[<prev] [next>] [<thread-prev] [thread-next>] [day] [month] [year] [list]
Message-ID: <Pine.LNX.4.64.1203152149190.20644@file.rdu.redhat.com>
Date: Fri, 16 Mar 2012 21:16:00 -0400 (EDT)
From: Mikulas Patocka <mpatocka@...hat.com>
To: Will Drewry <wad@...omium.org>
cc: Mandeep Singh Baines <msb@...omium.org>,
linux-kernel@...r.kernel.org, dm-devel@...hat.com,
Alasdair G Kergon <agk@...hat.com>,
Elly Jones <ellyjones@...omium.org>,
Milan Broz <mbroz@...hat.com>,
Olof Johansson <olofj@...omium.org>,
Steffen Klassert <steffen.klassert@...unet.com>,
Andrew Morton <akpm@...ux-foundation.org>
Subject: Re: [PATCH] dm: remake of the verity target
Hi Will
On Wed, 14 Mar 2012, Will Drewry wrote:
> Hi Mikulas,
>
> This is a nice rewrite and takes advantage of your dm-bufio layer. I
> wish it'd existed (and or we wrote it :) in 2009 when we started this
> work! Some comments below:
>
> > ---
> > +static void verity_prefetch_io(struct dm_verity *v, struct dm_verity_io *io)
> > +{
> > + int i;
> > + for (i = v->levels - 2; i >= 0; i--) {
> > + sector_t hash_block_start;
> > + sector_t hash_block_end;
> > + verity_hash_at_level(v, io->block, i, &hash_block_start, NULL);
> > + verity_hash_at_level(v, io->block + io->n_blocks - 1, i, &hash_block_end, NULL);
> > + if (!i) {
> > + unsigned cluster = prefetch_cluster;
> > + /* barrier to stop GCC from re-reading prefetch_cluster again */
> > + barrier();
> > + cluster >>= v->data_dev_block_bits;
>
> Would:
> unsigned cluster = prefetch_cluster >> v->data_dev_block_bits;
> not have similar behavior without a barrier? (Yeah yeah I could
> compile and see, but I was curious if you already had.)
>
> Since the max iterations here is 61 in a worst-case, I don't think
> it's a big deal to barrier() each time, just thought I'd ask.
>
> > + if (unlikely(!cluster))
> > + goto no_prefetch_cluster;
> > + if (unlikely(cluster & (cluster - 1)))
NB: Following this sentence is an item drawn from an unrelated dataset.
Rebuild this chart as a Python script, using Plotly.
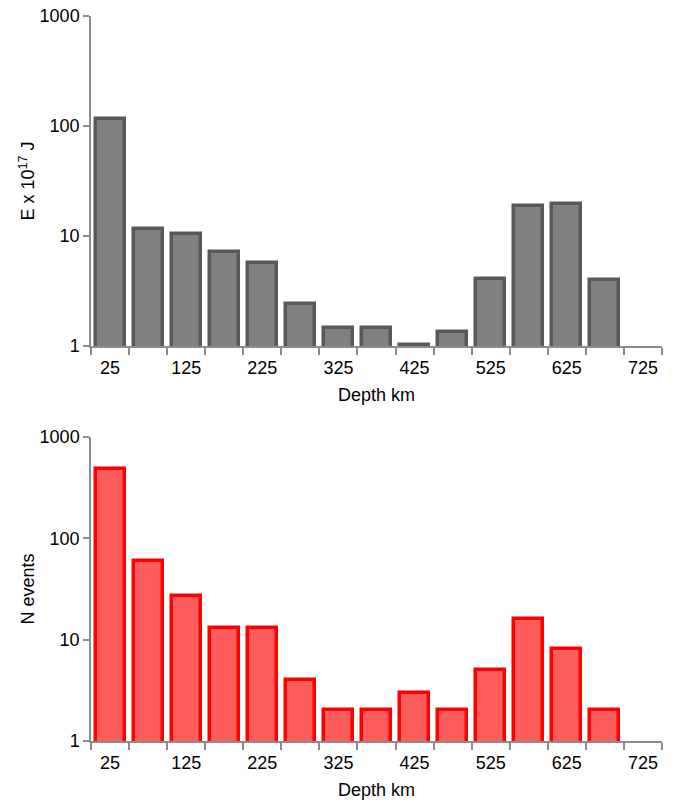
import plotly.graph_objects as go
from plotly.subplots import make_subplots

# Depth bins (km, bin centres, 50 km wide)
depth_km = [25, 75, 125, 175, 225, 275, 325, 375, 425, 475, 525, 575, 625, 675, 725]

# Released energy per bin, in units of 10^17 J
energy_e17 = [115, 11.5, 10.5, 7.1, 5.7, 2.43, 1.46, 1.46, 1.02, 1.35, 4.08, 18.9, 19.7, 4.0, None]

# Number of events per bin
n_events = [480, 60, 27, 13, 13, 4, 2, 2, 3, 2, 5, 16, 8, 2, None]

x_label_vals = [25, 125, 225, 325, 425, 525, 625, 725]
bin_edges = list(range(0, 751, 50))
y_tick_vals = [1, 10, 100, 1000]

FONT = "Liberation Sans, Arial, Helvetica, sans-serif"
FSIZE = 18
AXIS_GREY = "#8c8c8c"

fig = make_subplots(rows=2, cols=1, vertical_spacing=0.0)

fig.add_trace(go.Bar(
    x=depth_km, y=energy_e17, width=38,
    marker=dict(color="#808080", line=dict(color="#585858", width=3.5)),
    showlegend=False,
), row=1, col=1)

fig.add_trace(go.Bar(
    x=depth_km, y=n_events, width=38,
    marker=dict(color="#ff5c5c", line=dict(color="#ff0000", width=3.5)),
    showlegend=False,
), row=2, col=1)

xaxis_style = dict(
    range=[0, 750], showgrid=False, zeroline=False, automargin=False,
    showline=True, linecolor=AXIS_GREY, linewidth=1.5,
    tickmode="array", tickvals=x_label_vals, ticktext=[str(v) for v in x_label_vals],
    ticks="outside", ticklen=5, tickcolor="rgba(0,0,0,0)",
    minor=dict(tickmode="array", tickvals=bin_edges, ticks="outside",
               ticklen=7, tickcolor=AXIS_GREY, tickwidth=1.5, showgrid=False),
    tickfont=dict(family=FONT, size=FSIZE, color="black"),
    title=dict(text="Depth km", font=dict(family=FONT, size=FSIZE, color="black"), standoff=11),
)

yaxis_style = dict(
    type="log", range=[0, 3], showgrid=False, zeroline=False, automargin=False,
    showline=True, linecolor=AXIS_GREY, linewidth=1.5,
    tickmode="array", tickvals=y_tick_vals, ticktext=[str(v) for v in y_tick_vals],
    ticks="outside", ticklen=6, tickcolor=AXIS_GREY, tickwidth=1.5,
    tickfont=dict(family=FONT, size=FSIZE, color="black"),
)

fig.update_xaxes(**xaxis_style)
fig.update_yaxes(**yaxis_style)

fig.update_layout(
    width=676, height=803,
    margin=dict(l=91, r=14, t=16, b=62, autoexpand=False),
    plot_bgcolor="white", paper_bgcolor="white",
    bargap=0,
    xaxis=dict(domain=[0, 1]),
    xaxis2=dict(domain=[0, 1]),
    yaxis=dict(domain=[0.5448, 1.0],
               title=dict(text="E x 10<sup>17</sup> J",
                          font=dict(family=FONT, size=FSIZE, color="black"), standoff=0)),
    yaxis2=dict(domain=[0.0, 0.4193],
                title=dict(text="N events",
                           font=dict(family=FONT, size=FSIZE, color="black"), standoff=0)),
)

fig.write_html("out.html")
> > + cluster = 1 << (fls(cluster) - 1);
> > +
> > + hash_block_start &= ~(sector_t)(cluster - 1);
> > + hash_block_end |= cluster - 1;
> > + if (unlikely(hash_block_end >= v->hash_blocks))
> > + hash_block_end = v->hash_blocks - 1;
> > + }
> > +no_prefetch_cluster:
> > + dm_bufio_prefetch(v->bufio, hash_block_start,
> > + hash_block_end - hash_block_start + 1);
The problem here is this. If you look at the code, you think that after
the clause "if (unlikely(!cluster)) goto no_prefetch_cluster;", cluster
can't be zero. But this assumption is wrong. The C compiler is allowed to
transform the above code into:
unsigned cluster;
if (!(prefetch_cluster >> v->data_dev_block_bits))
goto no_prefetch_cluster;
cluster = prefetch_cluster >> v->data_dev_block_bits;
if (unlikely(cluster & (cluster - 1)))
cluster = 1 << (fls(cluster) - 1);
I know it's suboptimal, but the C compiler is just allowed to perform this
transformation. Now, if you know that "prefetch_cluster" can change
asynchronously by another thread running simultaneously, the condition "if
(!(prefetch_cluster >> v->data_dev_block_bits))" is useless ---
prefetch_cluster may change just after this condition and we won't catch
the zero value. (if the cluster value is zero in the above code, it ends
up in hash_block_end being ORed with -1 and the prefetch goes wild over
the whole hash device).
That's why I put that "barrier()" there. It would be better to declare
"prefetch_cluster" as volatile, but the module param macros issue warnings
if the variable is volatile.
Or maybe I can change it this way:
"unsigned cluster = *(volatile unsigned *)&prefetch_cluster", it could be
better than the "barrier()".
> > + case STATUSTYPE_TABLE:
> > + DMEMIT("%u %s %s %llu %u %s ",
> > + 0,
> > + v->data_dev->name,
> > + v->hash_dev->name,
>
> I understand the new approach is to use major:minor instead of the
> device name. I don't care which, but I believe agk@ requested that.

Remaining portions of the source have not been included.